Sony TTS-8000 (Vintage)

The Sony TTS-8000 direct-drive offers an authoritative and dynamic, yet fluid and musical, sound
Direct drive was viewed with suspicion here by many in the 1970s. Elsewhere, high-end direct-drive units from the Land of the Rising Sun were snapped up.

The TTS-8000 is now widely regarded as the second best turntable Sony ever made (first place goes to the company’s PS-X9, aimed at studios). But the runner-up reviewed here did a sterling job in straddling both the domestic and professional markets.

Sony’s TTS model designation indicates that it was a design originally supplied without a plinth. Interestingly, it chose not to give the ’8000 a new designation once mounted. Prototype plinths made in wood were superseded by the company’s Sony Bulk Moulding Compound: a mixture of fibreglass and polyester said to have excellent resonance absorption properties. The arm bases were also made from SBMC. They have an aluminium top and are most often to be found with SME cutouts.

The turntable itself was a technological masterpiece. Based around a brushless and slotless DC servo motor, it used the X-Tal (crystal) Lock system. The inner surface of the platter was coated with magnetic barium ferrite; as the platter rotated the barium was ‘read’ by a sensor and the signal compared to a reference to enable precise control over the turntable speed. On the TTS-8000 this could be defeated, enabling a ±4% pitch adjustment for 33.3 and 45rpm.

A small front flap hid the minor controls, although strangely this included the speed change switch. Outside could be found the power and start/stop buttons, plus 33.3, 45 and X-Tal lock indicator lamps along with the strobe illuminator.

The TTS-8000’s platter is a 1.6kg diecast damped aluminium design with black strobe markings on a silver painted background. Sony’s excellent OL-2K mat contained an internal layer of very thick oil to aid damping and to enhance a neutral sonic performance.

Musical insights

Fitted with an SME 309 arm and Ortofon Kontrapunkt B cartridge, the Sony impressed from the first bars of music. Some find a direct-drive turntable too matter-of-fact, even sterile, but this is not a criticism that can be levelled at the TTS-8000. While it’s true that its presentation isn’t rosy and cuddly, it offers musical insight by the bucket-load and brings a fine sense of poise and stability to everything it plays.

Kari Bremnes’ vocals on ‘A Lover In Berlin’ [Norwegian Mood – Kirkelig Kulturverksted] were beautifully rendered and shimmered delightfully soundstage centre. The underpinning bass and percussion work was also clean and clear.

Something with a little more grunge to it can often unseat a turntable that majors on crispness and clarity. Yet ‘Magic Man’ from Heart’s Dreamboat Annie [Arista] proved that the Sony was more than capable in this area. Ann Wilson’s vocals soared while the backing electric guitars had just the right amount of edge to them.

A good direct-drive like the Sony offers a somewhat different take on low-end performance.

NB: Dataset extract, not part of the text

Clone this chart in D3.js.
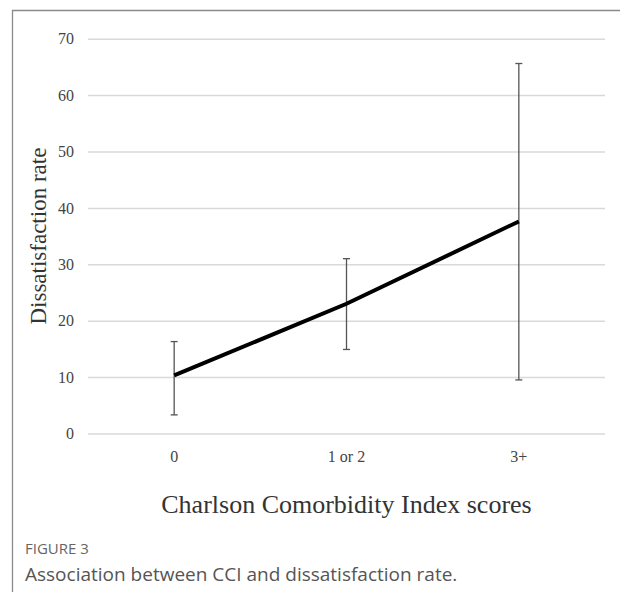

Rather than adopt the piledriver approach that idler-drive designs do so well, the Sony digs deep, but with a much more fluid sense of rhythm when it comes to the upper bass. Plenty of detail, taut timing and a feeling of enthusiasm that draws you into the music is most definitely the order of the day here.

As a result, bass lines are fast, tight and blessed with a sense of pace that can leave you breathless. This was showcased perfectly by ‘The More You Live…’ from A Flock of Seagulls’ The Story Of A Young Heart [Jive Records]. The track positively galloped along, percussion as sharp as a tack and Frank Maudsley’s bass line as spry as could be wished for.

At the top end, the Sony continues to impart its signature sense of neutrality. Nothing is overblown and yet the deck offers a marvellous sense of insight and clarity. In soundstage terms, the Sony also scored highly.


A superb unit, the Sony TTS-8000 direct-drive is now sought-after. It can still show a clean pair of heels to many modern designs and offers an authoritative and dynamic, yet fluid and musical, sound.